Friday, February 6, 2015

Hubble Observes Last Month's Triple-Moon Conjunction

Yesterday, the Space Telescope Institute released a set of images as well as a movie of Jupiter acquired during a rare triple moon-shadow transit on January 24.  During the event, Io, Europa, and Callisto aligned so that the three moons and their shadows appeared to move across the face of Jupiter.  The next such triple-event won't take place until 2025.  The Hubble images were even sharp enough to spot some of Io and Callisto's large scale albedo markings (like the flow field around Io's Isum Patera or the bright patch in the middle of Callisto's Asgard impact basin).  With a keen eye, you can even spot the small inner moons, Amalthea and Thebe, and their shadows as two pairs of faint dark spots passing between Io and Callisto against the bright equatorial zone.

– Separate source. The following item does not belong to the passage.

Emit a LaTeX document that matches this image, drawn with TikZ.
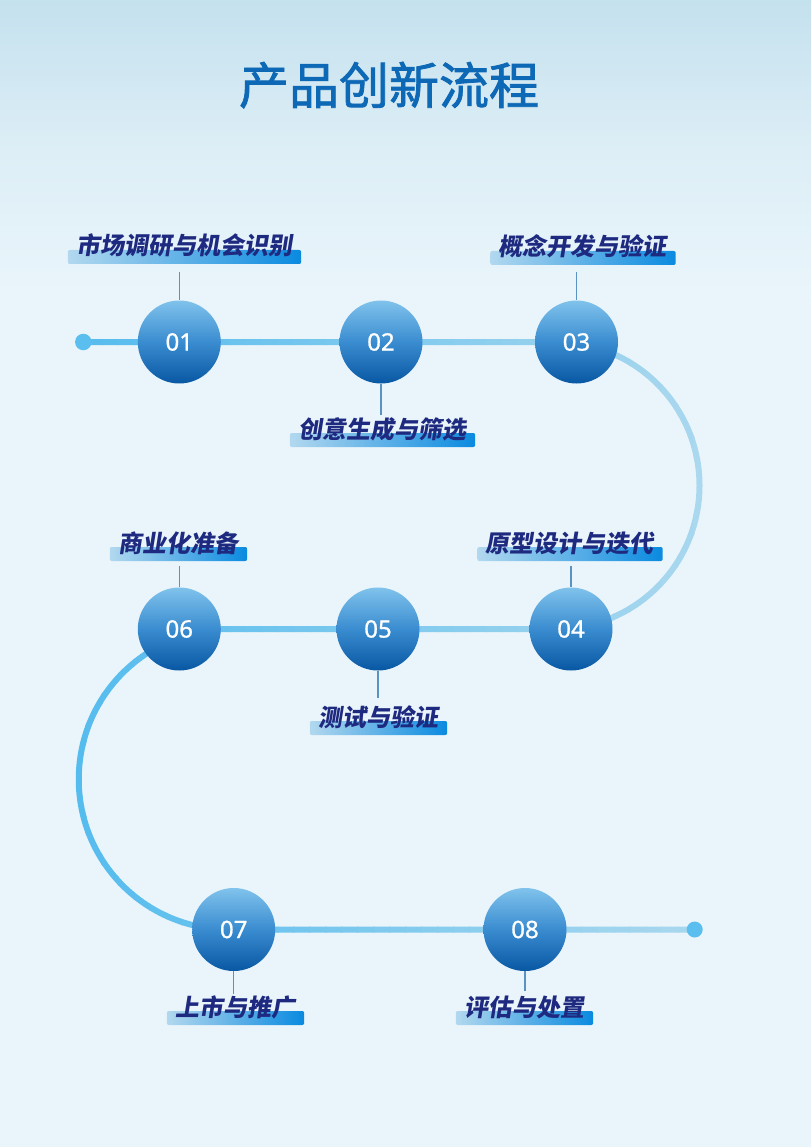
\documentclass[tikz,border=0pt]{standalone}
\usepackage{fontspec}
\newfontfamily\cjk[FakeBold=1.6]{Noto Sans CJK SC}
\newfontfamily\labfont[FakeSlant=0.16]{Noto Sans CJK SC}
\newfontfamily\numfont[FakeBold=1]{Noto Sans}
\usetikzlibrary{calc}
\pgfdeclarelayer{bg}
\pgfdeclarelayer{mid}
\pgfsetlayers{bg,mid,main}
\definecolor{bgTop}{HTML}{C4E1EE}
\definecolor{bgMid}{HTML}{DDEEF6}
\definecolor{bgMain}{HTML}{EAF5FB}
\definecolor{lineL}{HTML}{55BCEE}
\definecolor{lineR}{HTML}{AAD8EE}
\definecolor{dotC}{HTML}{5ABEEF}
\definecolor{circTop}{HTML}{80C3EC}
\definecolor{circMid}{HTML}{3A8CD0}
\definecolor{circBot}{HTML}{0857A3}
\definecolor{labNavy}{HTML}{1E2A80}
\definecolor{barL}{HTML}{B2D8EF}
\definecolor{barR}{HTML}{0A8AE0}
\definecolor{connC}{HTML}{5A93C3}
\definecolor{titleC}{HTML}{0D68B5}
\newcommand\steplabel[4]{%
  \node[labeltext] (#1) at (#2,#3) {#4};
  \begin{pgfonlayer}{mid}
    \shade[barshade] ($(#1.base west)+(-8,-5)$) rectangle ($(#1.base east)+(9,9)$);
  \end{pgfonlayer}
}
\newcommand\flowpath{(start.center) -- (s1.center) -- (s2.center) -- (s3.center) -- (ra)
  .. controls (635.25,342) and (699.5,406.25) .. (699.5,485.5)
  .. controls (699.5,564.75) and (635.25,629) .. (rb)
  -- (s4.center) -- (s5.center) -- (la)
  .. controls (146.02,629) and (78.75,696.02) .. (78.75,779.25)
  .. controls (78.75,862.48) and (146.02,929.5) .. (lb)
  -- (s7.center) -- (s8.center) -- (end.center)}
\begin{document}
\begin{tikzpicture}[x=1pt,y=-1pt,
  stepcircle/.style={circle, minimum size=83pt, inner sep=0pt, top color=circTop, bottom color=circBot, middle color=circMid, text=white, font=\numfont\fontsize{24}{27}\selectfont},
  labeltext/.style={inner sep=0pt, anchor=base, text=labNavy, font=\labfont\bfseries\fontsize{24}{28}\selectfont},
  barshade/.style={left color=barL, right color=barR, rounded corners=2pt},
  conn/.style={draw=connC, line width=1.2pt},
  dotst/.style={circle, fill=dotC, inner sep=0pt, minimum size=16.5pt}
]
\useasboundingbox (0,0) rectangle (811,1147);
\begin{pgfonlayer}{bg}
  \fill[bgMain] (0,0) rectangle (811,1147);
  \shade[top color=bgTop, bottom color=bgMain, middle color=bgMid] (0,0) rectangle (811,300);
\end{pgfonlayer}

\node[font=\cjk\fontsize{50}{56}\selectfont, text=titleC, anchor=base] (title) at (389,104) {产品创新流程};

% path points
\coordinate (ra) at (556,342);
\coordinate (rb) at (556,629);
\coordinate (la) at (229,629);
\coordinate (lb) at (229,929.5);

% end dots
\node[dotst] (start) at (83.3,342) {};
\node[dotst, minimum size=16pt] (end) at (694.7,929.5) {};

% step circles
\node[stepcircle] (s1) at (179.3,342) {01};
\node[stepcircle] (s2) at (381,342) {02};
\node[stepcircle] (s3) at (576.5,342) {03};
\node[stepcircle] (s4) at (571,629) {04};
\node[stepcircle] (s5) at (378,629) {05};
\node[stepcircle] (s6) at (179.3,629) {06};
\node[stepcircle] (s7) at (233.7,929.5) {07};
\node[stepcircle] (s8) at (525,929.5) {08};

% gradient flow line
\begin{pgfonlayer}{bg}
\foreach \i in {0,...,39}{
  \pgfmathtruncatemacro\pc{round(100*\i/39)}
  \begin{scope}
    \clip (70+16*\i-0.6,290) rectangle (70+16*\i+16.6,970);
    \draw[line width=6pt, color=lineR!\pc!lineL] \flowpath;
  \end{scope}
}
\end{pgfonlayer}

% labels
\steplabel{l1}{184}{255}{市场调研与机会识别}
\steplabel{l2}{382}{438}{创意生成与筛选}
\steplabel{l3}{582.5}{256}{概念开发与验证}
\steplabel{l4}{569.5}{552}{原型设计与迭代}
\steplabel{l5}{378}{726}{测试与验证}
\steplabel{l6}{178}{552}{商业化准备}
\steplabel{l7}{235}{1016}{上市与推广}
\steplabel{l8}{524}{1016}{评估与处置}

% connectors
\coordinate (c1) at (179.3,272);
\coordinate (c2) at (381,415);
\coordinate (c3) at (576.5,272);
\coordinate (c4) at (571,566);
\coordinate (c5) at (378,698);
\coordinate (c6) at (179.3,566);
\coordinate (c7) at (233.7,994);
\coordinate (c8) at (525,991);
\draw[conn] (c1) -- (s1);
\draw[conn] (s2) -- (c2);
\draw[conn] (c3) -- (s3);
\draw[conn] (c4) -- (s4);
\draw[conn] (s5) -- (c5);
\draw[conn] (c6) -- (s6);
\draw[conn] (s7) -- (c7);
\draw[conn] (s8) -- (c8);
\end{tikzpicture}
\end{document}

The difference in the crispness of the moons' shadows results from their different distances from Jupiter.  Io is much closer to Jupiter than Callisto, so when it easily eclipses the Sun when it passes in front of it in Jupiter's sky.  Callisto is farther away, so it appears to be closer in size to the Sun so there is a more narrow zone where it completely eclipses it (the umbra) and a wider zone where only a partial eclipse occurs (the penumbra), similar to solar eclipses on the Earth.

Opposition for Jupiter is today, and now that the moon is moving further away from Jupiter in the night sky, this is a great time to observe it and its Galilean satellites.  Great ground-based images are showing up, including these sets taken by Anthony Wesley and Christopher Go.